Oh boy. This one will run and run.
A “mortgage” consists of two instruments: a promissory note, which is a IOU, and a lien against the property, which is referred to as a mortgage (in non-judicial foreclosure states, they are typically called a deed of trust and confer somewhat different rights, but we’ll put that aside for purposes of this discussion).
What appears to be happening on all too often in Florida is that when borrowers signed warranty deeds in lieu of foreclosure when they can no longer keep these homes, they often get only a satisfaction of mortgage, not a cancelled note. This is not what is supposed to happen.

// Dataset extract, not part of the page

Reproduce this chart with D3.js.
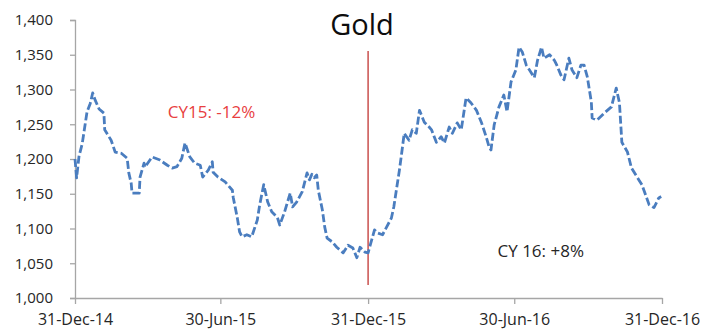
<!DOCTYPE html>
<html>
<head>
<meta charset="utf-8">
<script src="https://cdn.jsdelivr.net/npm/d3@7"></script>
<style>
  html, body { margin: 0; padding: 0; background: #fff; }
  svg { display: block; }
</style>
</head>
<body>
<svg id="chart" width="704" height="333"></svg>
<script>
// Gold price, daily close (USD/oz), end-2014 to end-2016
const dates = [
  "2014-12-31","2015-01-02","2015-01-05","2015-01-09","2015-01-15","2015-01-19","2015-01-22","2015-01-25",
  "2015-01-30","2015-02-05","2015-02-06","2015-02-14","2015-02-19","2015-02-27","2015-03-06","2015-03-08",
  "2015-03-11","2015-03-12","2015-03-21","2015-03-22","2015-03-27","2015-03-28","2015-04-06","2015-04-15",
  "2015-04-25","2015-05-01","2015-05-07","2015-05-13","2015-05-17","2015-05-23","2015-05-29","2015-06-05",
  "2015-06-08","2015-06-15","2015-06-20","2015-06-21","2015-06-27","2015-07-06","2015-07-15","2015-07-16",
  "2015-07-21","2015-07-24","2015-07-27","2015-08-02","2015-08-08","2015-08-15","2015-08-18","2015-08-23",
  "2015-08-28","2015-09-02","2015-09-09","2015-09-12","2015-09-18","2015-09-25","2015-09-28","2015-10-03",
  "2015-10-10","2015-10-16","2015-10-19","2015-10-22","2015-10-25","2015-10-28","2015-10-30","2015-11-04",
  "2015-11-07","2015-11-10","2015-11-16","2015-11-22","2015-11-30","2015-12-06","2015-12-12","2015-12-17",
  "2015-12-21","2015-12-27","2015-12-31","2016-01-08","2016-01-11","2016-01-18","2016-01-23","2016-01-29",
  "2016-02-01","2016-02-08","2016-02-11","2016-02-14","2016-02-20","2016-02-24","2016-02-29","2016-03-04",
  "2016-03-10","2016-03-16","2016-03-19","2016-03-25","2016-03-31","2016-04-04","2016-04-10","2016-04-14",
  "2016-04-20","2016-04-25","2016-05-01","2016-05-07","2016-05-14","2016-05-20","2016-05-26","2016-05-30",
  "2016-06-01","2016-06-05","2016-06-11","2016-06-17","2016-06-21","2016-06-26","2016-07-02","2016-07-06",
  "2016-07-10","2016-07-15","2016-07-19","2016-07-25","2016-07-29","2016-08-03","2016-08-06","2016-08-13",
  "2016-08-19","2016-08-22","2016-08-27","2016-08-31","2016-09-06","2016-09-10","2016-09-16","2016-09-21",
  "2016-09-25","2016-09-29","2016-10-04","2016-10-05","2016-10-11","2016-10-20","2016-10-29","2016-11-04",
  "2016-11-08","2016-11-11","2016-11-18","2016-11-23","2016-11-30","2016-12-06","2016-12-15","2016-12-21",
  "2016-12-27","2016-12-30"
];
const prices = [
  1200,1173,1204,1222,1268,1280,1295,1285,
  1272,1266,1242,1227,1210,1208,1201,1180,
  1165,1151,1151,1174,1194,1188,1203,1199,
  1191,1187,1189,1201,1223,1203,1194,1191,
  1174,1184,1196,1181,1174,1167,1155,1145,
  1116,1095,1088,1091,1088,1112,1134,1163,
  1138,1124,1116,1105,1124,1151,1131,1138,
  1153,1180,1170,1178,1173,1177,1155,1127,
  1102,1086,1081,1073,1065,1076,1072,1058,
  1073,1066,1065,1098,1094,1091,1102,1115,
  1131,1184,1210,1237,1227,1242,1237,1270,
  1253,1246,1242,1224,1232,1223,1246,1237,
  1252,1242,1288,1281,1270,1253,1232,1216,
  1213,1249,1275,1292,1268,1311,1328,1361,
  1354,1335,1328,1317,1342,1361,1345,1350,
  1342,1335,1321,1314,1345,1328,1317,1335,
  1335,1318,1282,1259,1256,1266,1275,1302,
  1281,1224,1210,1187,1174,1163,1134,1130,
  1144,1146
];

const yTicks = [1000,1050,1100,1150,1200,1250,1300,1350,1400];
const xTicks = ["2014-12-31","2015-06-30","2015-12-31","2016-06-30","2016-12-31"];
const yearEnd = "2015-12-31";
const title = "Gold";
const notes = [
  { text: "CY15: -12%", date: "2015-06-19", value: 1268, color: "#e8403f" },
  { text: "CY 16: +8%", date: "2016-08-02", value: 1069, color: "#262626" }
];

const parse = d3.timeParse("%Y-%m-%d");
const series = dates.map((d, i) => ({ date: parse(d), value: prices[i] }));

const svg = d3.select("#chart");
const x = d3.scaleTime().domain([parse("2014-12-31"), parse("2016-12-31")]).range([75, 662]);
const y = d3.scaleLinear().domain([1000, 1400]).range([298, 20]);

const axisColor = "#a6a6a6";
const font = "'Open Sans', 'Liberation Sans', sans-serif";

// y axis
const gy = svg.append("g").attr("transform", "translate(75,0)")
  .call(d3.axisLeft(y).tickValues(yTicks).tickFormat(d3.format(",")).tickSize(5).tickPadding(17));
gy.select(".domain").attr("stroke", axisColor).attr("stroke-width", 1.3);
gy.selectAll(".tick line").attr("stroke", axisColor).attr("stroke-width", 1.3);
gy.selectAll(".tick text").attr("fill", "#262626").style("font-family", font).style("font-size", "15px");

// x axis
const gx = svg.append("g").attr("transform", "translate(0,298)")
  .call(d3.axisBottom(x).tickValues(xTicks.map(parse)).tickFormat(d3.timeFormat("%d-%b-%y")).tickSize(6).tickSizeOuter(0).tickPadding(10));
gx.select(".domain").attr("stroke", axisColor).attr("stroke-width", 1.3);
gx.selectAll(".tick line").attr("stroke", axisColor).attr("stroke-width", 1.3);
gx.selectAll(".tick text").attr("fill", "#262626").style("font-family", font).style("font-size", "16px");

// year boundary marker
svg.append("line")
  .attr("x1", x(parse(yearEnd))).attr("x2", x(parse(yearEnd)))
  .attr("y1", 51).attr("y2", 285)
  .attr("stroke", "#c9504d").attr("stroke-width", 1.5);

// price line
const line = d3.line().x(d => x(d.date)).y(d => y(d.value));
svg.append("path")
  .datum(series)
  .attr("d", line)
  .attr("fill", "none")
  .attr("stroke", "#4a7dbf")
  .attr("stroke-width", 2.8)
  .attr("stroke-dasharray", "8,3")
  .attr("stroke-linejoin", "round");

// title
svg.append("text")
  .attr("x", 362).attr("y", 35)
  .attr("text-anchor", "middle")
  .style("font-family", font).style("font-size", "29px")
  .attr("fill", "#0d0d0d")
  .text(title);

// yearly change annotations
svg.selectAll("text.note").data(notes).enter().append("text")
  .attr("class", "note")
  .attr("x", d => x(parse(d.date)))
  .attr("y", d => y(d.value))
  .attr("text-anchor", "middle")
  .attr("dominant-baseline", "central")
  .style("font-family", font).style("font-size", "17px")
  .attr("fill", d => d.color)
  .text(d => d.text);
</script>
</body>
</html>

When a borrower deeds his property to the bank, the objective of the exercise is to cancel the debt.
There’s a lot more where that came from. Anyone involved in a foreclosure who doesn’t already know exactly what this is about should read it.
25 years ago, an attorney who did not demand the cancelled note in satisfaction of a mortgage would have been considered grossly negligent. And the risk is not theoretical. Professor Williams described how people were defrauded in the wake of the S&L crisis when notes that should have been cancelled got into the wrong hands. April Charney had just seen a case on a 2008 foreclosure where the ex parte order returned the original note to the plaintiff/servicer. The hapless borrower is now being sued by the private mortgage insurer.
— naked capitalism, Yet Another Mortgage Scam: Homeowners Not Getting Cancelled Notes After Foreclosures, Hit by Later Claims
Oh, boy, this looks like fraud to me. Have the Florida bar examiners had anything to say lately about this practice?